◆ Objective ◆
Below are the records. Retype, exactly, the lines from the first through the line with "0.0092, 0.0076, 0];", and leave out the pictures.

◆ Entries ◆
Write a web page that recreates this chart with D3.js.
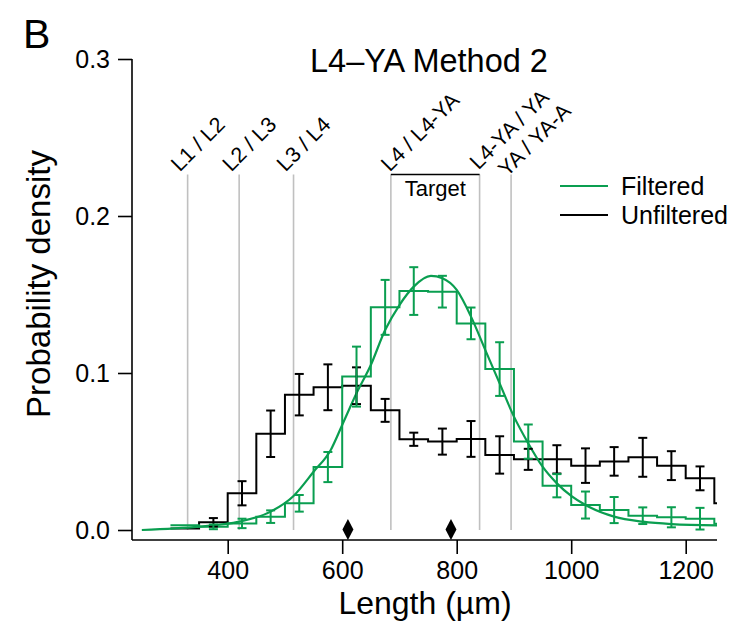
<!DOCTYPE html>
<html lang="en">
<head>
<meta charset="utf-8">
<title>L4-YA Method 2</title>
<script src="https://d3js.org/d3.v7.min.js"></script>
<style>
  body { margin: 0; background: #fff; }
  text { font-family: "Liberation Sans", Arial, sans-serif; fill: #000; }
</style>
</head>
<body>
<script>
// histogram bins (left edge, um), each 50 um wide
var binStarts = [300, 350, 400, 450, 500, 550, 600, 650, 700, 750,
                 800, 850, 900, 950, 1000, 1050, 1100, 1150, 1200, 1250];
var binWidth = 50;

var unfiltered    = [0.001, 0.0049, 0.0234, 0.0613, 0.0862, 0.0909, 0.0919, 0.0762, 0.0578, 0.0563,
                     0.0580, 0.0478, 0.0450, 0.0450, 0.0410, 0.0437, 0.0463, 0.0410, 0.0329, 0.0170];
var unfilteredErr = [0, 0.0027, 0.0077, 0.0148, 0.0132, 0.0146, 0.0117, 0.0073, 0.0042, 0.0083,
                     0.0114, 0.0119, 0.0067, 0.0090, 0.0110, 0.0091, 0.0124, 0.0092, 0.0076, 0];

var filtered      = [0.003, 0.002, 0.0042, 0.0085, 0.0170, 0.0401, 0.0977, 0.1418, 0.1522, 0.1518,
                     0.1316, 0.1025, 0.0563, 0.0282, 0.0159, 0.0127, 0.0091, 0.0081, 0.0072, 0.0040];
var filteredErr   = [0, 0.0015, 0.0030, 0.0040, 0.0053, 0.0096, 0.0191, 0.0175, 0.0152, 0.0101,
                     0.0101, 0.0171, 0.0109, 0.0074, 0.0086, 0.0083, 0.0053, 0.0064, 0.0069, 0];

// fitted curve for the filtered data
var fitX = [250, 350, 420, 475, 515, 550, 580, 600, 625, 650, 675, 700, 725, 755, 775,
            800, 825, 850, 875, 900, 925, 950, 975, 1000, 1025, 1075, 1125, 1175, 1255];
var fitY = [0.0, 0.0021, 0.0053, 0.0117, 0.0217, 0.0371, 0.051, 0.0669, 0.0871, 0.1051, 0.1274, 0.1433, 0.155, 0.1618, 0.1603,
            0.1529, 0.1359, 0.1146, 0.0934, 0.0722, 0.0552, 0.0403, 0.0297, 0.0217, 0.0159, 0.0085, 0.0053, 0.0038, 0.003];

// stage boundaries
var stageBounds = [330, 420, 515, 685, 840, 895];
var stageLabels = ["L1 / L2", "L2 / L3", "L3 / L4", "L4 / L4-YA", "L4-YA / YA", "YA / YA-A"];
var boundTop = 0.2265;

var medians = [610, 790];

var xTicks = [400, 600, 800, 1000, 1200];
var yTicks = [0, 0.1, 0.2, 0.3];

var seriesNames = ["Filtered", "Unfiltered"];
var green = "#0a9e50";

// layout
var W = 734, H = 633;
var plotLeft = 132, plotRight = 717, plotTop = 59, plotBottom = 540;

var svg = d3.select("body").append("svg")
    .attr("width", W).attr("height", H);

var x = d3.scaleLinear().domain([400, 1200]).range([227.7, 685.7]);
var y = d3.scaleLinear().domain([0, 0.3]).range([530, 59]);

svg.append("clipPath").attr("id", "plot")
  .append("rect").attr("x", plotLeft).attr("y", 0)
  .attr("width", plotRight - plotLeft).attr("height", plotBottom);

var plot = svg.append("g").attr("clip-path", "url(#plot)");

// stage boundary lines
plot.selectAll("line.bound")
  .data(stageBounds)
  .enter().append("line")
    .attr("class", "bound")
    .attr("x1", function(d) { return x(d); })
    .attr("x2", function(d) { return x(d); })
    .attr("y1", y(boundTop))
    .attr("y2", y(0))
    .attr("stroke", "#c0c0c0")
    .attr("stroke-width", 1.6);

// target bracket
svg.append("line")
  .attr("x1", x(stageBounds[3])).attr("x2", x(stageBounds[4]))
  .attr("y1", y(boundTop)).attr("y2", y(boundTop))
  .attr("stroke", "#000").attr("stroke-width", 1.5);
svg.append("text")
  .attr("x", (x(stageBounds[3]) + x(stageBounds[4])) / 2)
  .attr("y", y(boundTop) + 22)
  .attr("text-anchor", "middle")
  .attr("font-size", "22px")
  .text("Target");

// rotated stage labels
var labelDx = [-8, -8, -8, -1, -1, -4];
var labelDy = [-2, -2, -2, -2, -4, 3];
svg.selectAll("text.stage")
  .data(stageLabels)
  .enter().append("text")
    .attr("class", "stage")
    .attr("font-size", "21.5px")
    .attr("transform", function(d, i) {
      var px = x(stageBounds[i]) + labelDx[i];
      var py = y(boundTop) + labelDy[i];
      return "translate(" + px + "," + py + ") rotate(-45)";
    })
    .text(function(d) { return d; });

// histograms
function stepPoints(vals) {
  var pts = binStarts.map(function(b, i) { return [b, vals[i]]; });
  pts.push([binStarts[binStarts.length - 1] + binWidth, vals[vals.length - 1]]);
  return pts;
}
var stepLine = d3.line()
  .x(function(d) { return x(d[0]); })
  .y(function(d) { return y(d[1]); })
  .curve(d3.curveStepAfter);

plot.append("path")
  .attr("d", stepLine(stepPoints(unfiltered)))
  .attr("fill", "none").attr("stroke", "#000").attr("stroke-width", 2);

plot.append("path")
  .attr("d", stepLine(stepPoints(filtered)))
  .attr("fill", "none").attr("stroke", green).attr("stroke-width", 2);

// fitted curve
var fitLine = d3.line()
  .x(function(d) { return x(d[0]); })
  .y(function(d) { return y(d[1]); })
  .curve(d3.curveMonotoneX);
plot.append("path")
  .attr("d", fitLine(fitX.map(function(v, i) { return [v, fitY[i]]; })))
  .attr("fill", "none").attr("stroke", green).attr("stroke-width", 2.2);

// error bars
function errorBars(vals, errs, colour) {
  var data = binStarts.map(function(b, i) {
    return { c: b + binWidth / 2, v: vals[i], e: errs[i] };
  }).filter(function(d) { return d.e > 0; });
  var g = plot.append("g")
    .attr("stroke", colour).attr("stroke-width", 2).attr("fill", "none");
  var bars = g.selectAll("g").data(data).enter().append("g");
  bars.append("line")
    .attr("x1", function(d) { return x(d.c); })
    .attr("x2", function(d) { return x(d.c); })
    .attr("y1", function(d) { return y(d.v - d.e); })
    .attr("y2", function(d) { return y(d.v + d.e); });
  [-1, 1].forEach(function(s) {
    bars.append("line")
      .attr("x1", function(d) { return x(d.c) - 4.5; })
      .attr("x2", function(d) { return x(d.c) + 4.5; })
      .attr("y1", function(d) { return y(d.v + s * d.e); })
      .attr("y2", function(d) { return y(d.v + s * d.e); });
  });
}
errorBars(unfiltered, unfilteredErr, "#000");
errorBars(filtered, filteredErr, green);

// median diamonds
svg.selectAll("path.median")
  .data(medians)
  .enter().append("path")
    .attr("class", "median")
    .attr("d", function(d) {
      var cx = x(d), cy = 529.5;
      return "M" + cx + "," + (cy - 10.5) + "L" + (cx + 5.5) + "," + cy +
             "L" + cx + "," + (cy + 10.5) + "L" + (cx - 5.5) + "," + cy + "Z";
    })
    .attr("fill", "#000");

// axes
var xAxis = d3.axisBottom(x).tickValues(xTicks).tickSize(14).tickPadding(7)
  .tickFormat(d3.format("d"));
var gx = svg.append("g").attr("transform", "translate(0," + plotBottom + ")").call(xAxis);
gx.select(".domain").remove();
gx.selectAll("line").attr("stroke", "#000").attr("stroke-width", 1.6);
gx.selectAll("text").attr("font-size", "25px").attr("font-family", "Liberation Sans, Arial, sans-serif").attr("fill", "#000");

var yAxis = d3.axisLeft(y).tickValues(yTicks).tickSize(14).tickPadding(8)
  .tickFormat(d3.format(".1f"));
var gy = svg.append("g").attr("transform", "translate(" + plotLeft + ",0)").call(yAxis);
gy.select(".domain").remove();
gy.selectAll("line").attr("stroke", "#000").attr("stroke-width", 1.6);
gy.selectAll("text").attr("font-size", "25px").attr("font-family", "Liberation Sans, Arial, sans-serif").attr("fill", "#000");

svg.append("line").attr("x1", plotLeft).attr("x2", plotLeft).attr("y1", plotTop).attr("y2", plotBottom)
  .attr("stroke", "#000").attr("stroke-width", 1.6);
svg.append("line").attr("x1", plotLeft).attr("x2", plotRight).attr("y1", plotBottom).attr("y2", plotBottom)
  .attr("stroke", "#000").attr("stroke-width", 1.6);

// titles
svg.append("text").attr("x", 425).attr("y", 614).attr("text-anchor", "middle")
  .attr("font-size", "32px").text("Length (\u00b5m)");
svg.append("text").attr("transform", "translate(50,284) rotate(-90)")
  .attr("text-anchor", "middle").attr("font-size", "33px").text("Probability density");
svg.append("text").attr("x", 429).attr("y", 72).attr("text-anchor", "middle")
  .attr("font-size", "32.5px").text("L4\u2013YA Method 2");
svg.append("text").attr("x", 23).attr("y", 48).attr("font-size", "41px").text("B");

// legend
var legend = svg.selectAll("g.legend")
  .data(seriesNames)
  .enter().append("g")
    .attr("class", "legend")
    .attr("transform", function(d, i) { return "translate(560," + (186 + i * 29) + ")"; });
legend.append("line").attr("x1", 0).attr("x2", 48)
  .attr("stroke", function(d, i) { return i === 0 ? green : "#000"; })
  .attr("stroke-width", 2);
legend.append("text").attr("x", 61).attr("y", 9).attr("font-size", "25px")
  .text(function(d) { return d; });
</script>
</body>
</html>
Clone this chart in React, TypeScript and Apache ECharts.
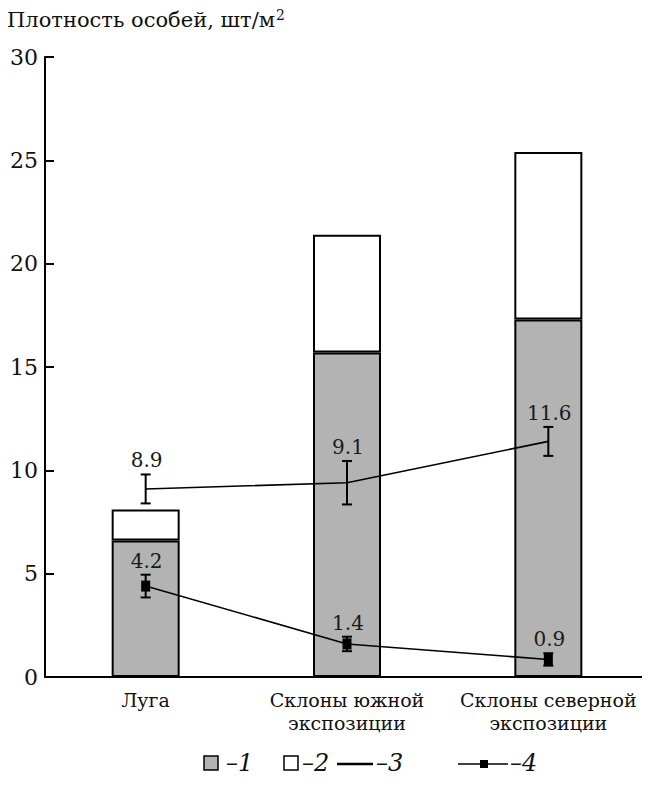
import React, { useEffect, useRef } from "react";
import * as echarts from "echarts";

const categories = ["Луга", "Склоны южной\nэкспозиции", "Склоны северной\nэкспозиции"];
const series1Values = [6.6, 15.7, 17.3]; // grey part (1)
const series2Values = [1.5, 5.7, 8.1]; // white part (2), stacked on top
const series3Values = [9.1, 9.4, 11.4];
const series3Errors = [0.7, 1.05, 0.7];
const series3Labels = ["8.9", "9.1", "11.6"];
const series4Values = [4.4, 1.6, 0.85];
const series4Errors = [0.55, 0.35, 0.3];
const series4Labels = ["4.2", "1.4", "0.9"];
const yTicks = [0, 5, 10, 15, 20, 25, 30];
const legendLabels = ["–1", "–2", "–3", "–4"];

const SERIF = "DejaVu Serif";

function errorSeries(values: number[], errs: number[], labels: string[]) {
  return {
    type: "custom",
    z: 5,
    data: values.map((v, i) => [i, v, errs[i]]),
    renderItem: (params: any, api: any) => {
      const x = api.value(0);
      const v = api.value(1);
      const e = api.value(2);
      const hi = api.coord([x, v + e]);
      const lo = api.coord([x, v - e]);
      const cap = 5;
      const st = { stroke: "#000", lineWidth: 2 };
      return {
        type: "group",
        children: [
          { type: "line", shape: { x1: hi[0], y1: hi[1], x2: lo[0], y2: lo[1] }, style: st },
          { type: "line", shape: { x1: hi[0] - cap, y1: hi[1], x2: hi[0] + cap, y2: hi[1] }, style: st },
          { type: "line", shape: { x1: lo[0] - cap, y1: lo[1], x2: lo[0] + cap, y2: lo[1] }, style: st },
          {
            type: "text",
            x: hi[0] + 1,
            y: hi[1] - 4,
            style: {
              text: labels[params.dataIndex],
              align: "center",
              verticalAlign: "bottom",
              fontFamily: SERIF,
              fontSize: 20,
              fill: "#1a1a1a",
            },
          },
        ],
      };
    },
  };
}

export default function App() {
  const ref = useRef<HTMLDivElement>(null);
  useEffect(() => {
    if (!ref.current) return;
    const chart = echarts.init(ref.current, null, { renderer: "svg" });
    const legY = 763;
    const legText = (x: number, t: string) => ({
      type: "text",
      x,
      y: legY,
      style: { text: t, fontFamily: SERIF, fontStyle: "italic", fontSize: 24, fill: "#111", verticalAlign: "middle" },
    });
    chart.setOption({
      animation: false,
      backgroundColor: "#fff",
      textStyle: { fontFamily: SERIF },
      grid: { left: 45, right: 1, top: 57, bottom: 119 },
      xAxis: {
        type: "category",
        data: categories,
        axisLine: { lineStyle: { color: "#000", width: 2 } },
        axisTick: { inside: true, length: 9, lineStyle: { color: "#000", width: 2 } },
        axisLabel: {
          interval: 0,
          hideOverlap: false,
          color: "#111",
          fontFamily: SERIF,
          fontSize: 19,
          lineHeight: 23,
          margin: 11,
        },
      },
      yAxis: {
        type: "value",
        min: yTicks[0],
        max: yTicks[yTicks.length - 1],
        interval: 5,
        splitLine: { show: false },
        axisLine: { show: true, lineStyle: { color: "#000", width: 2 } },
        axisTick: { show: true, inside: true, length: 9, lineStyle: { color: "#000", width: 2 } },
        axisLabel: { color: "#111", fontFamily: SERIF, fontSize: 22, margin: 7 },
      },
      series: [
        {
          type: "bar",
          stack: "total",
          data: series1Values,
          barWidth: 68,
          itemStyle: { color: "#b3b3b3", borderColor: "#000", borderWidth: 2 },
        },
        {
          type: "bar",
          stack: "total",
          data: series2Values,
          barWidth: 68,
          itemStyle: { color: "#fff", borderColor: "#000", borderWidth: 2 },
        },
        {
          type: "line",
          data: series3Values,
          symbol: "none",
          z: 4,
          lineStyle: { color: "#000", width: 1.6 },
        },
        {
          type: "line",
          data: series4Values,
          symbol: "rect",
          symbolSize: [9, 11],
          z: 4,
          itemStyle: { color: "#000" },
          lineStyle: { color: "#000", width: 1.6 },
        },
        errorSeries(series3Values, series3Errors, series3Labels),
        errorSeries(series4Values, series4Errors, series4Labels),
      ],
      graphic: [
        {
          type: "text",
          left: 7,
          top: 8,
          style: {
            text: "{a|Плотность особей, шт/м}{s|2}",
            rich: {
              a: { fontFamily: SERIF, fontSize: 21, fill: "#111" },
              s: { fontFamily: SERIF, fontSize: 14, fill: "#111", padding: [0, 0, 10, 1] },
            },
          },
        },
        // legend
        { type: "rect", shape: { x: 204, y: legY - 7, width: 14, height: 14 }, style: { fill: "#b3b3b3", stroke: "#000", lineWidth: 1.5 } },
        legText(226, legendLabels[0]),
        { type: "rect", shape: { x: 284, y: legY - 7, width: 14, height: 14 }, style: { fill: "#fff", stroke: "#000", lineWidth: 1.5 } },
        legText(302, legendLabels[1]),
        { type: "line", shape: { x1: 337, y1: legY + 1, x2: 373, y2: legY + 1 }, style: { stroke: "#000", lineWidth: 2.5 } },
        legText(376, legendLabels[2]),
        { type: "line", shape: { x1: 458, y1: legY + 1, x2: 508, y2: legY + 1 }, style: { stroke: "#000", lineWidth: 1.5 } },
        { type: "rect", shape: { x: 480, y: legY - 3, width: 8, height: 8 }, style: { fill: "#000" } },
        legText(510, legendLabels[3]),
      ],
    });
    return () => chart.dispose();
  }, []);
  return <div ref={ref} style={{ width: 650, height: 796, margin: -8 }} />;
}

◆ Task output ◆
Write a web page that recreates this chart with D3.js.
<!DOCTYPE html>
<html lang="en">
<head>
<meta charset="utf-8">
<title>L4-YA Method 2</title>
<script src="https://d3js.org/d3.v7.min.js"></script>
<style>
  body { margin: 0; background: #fff; }
  text { font-family: "Liberation Sans", Arial, sans-serif; fill: #000; }
</style>
</head>
<body>
<script>
// histogram bins (left edge, um), each 50 um wide
var binStarts = [300, 350, 400, 450, 500, 550, 600, 650, 700, 750,
                 800, 850, 900, 950, 1000, 1050, 1100, 1150, 1200, 1250];
var binWidth = 50;

var unfiltered    = [0.001, 0.0049, 0.0234, 0.0613, 0.0862, 0.0909, 0.0919, 0.0762, 0.0578, 0.0563,
                     0.0580, 0.0478, 0.0450, 0.0450, 0.0410, 0.0437, 0.0463, 0.0410, 0.0329, 0.0170];
var unfilteredErr = [0, 0.0027, 0.0077, 0.0148, 0.0132, 0.0146, 0.0117, 0.0073, 0.0042, 0.0083,
                     0.0114, 0.0119, 0.0067, 0.0090, 0.0110, 0.0091, 0.0124, 0.0092, 0.0076, 0];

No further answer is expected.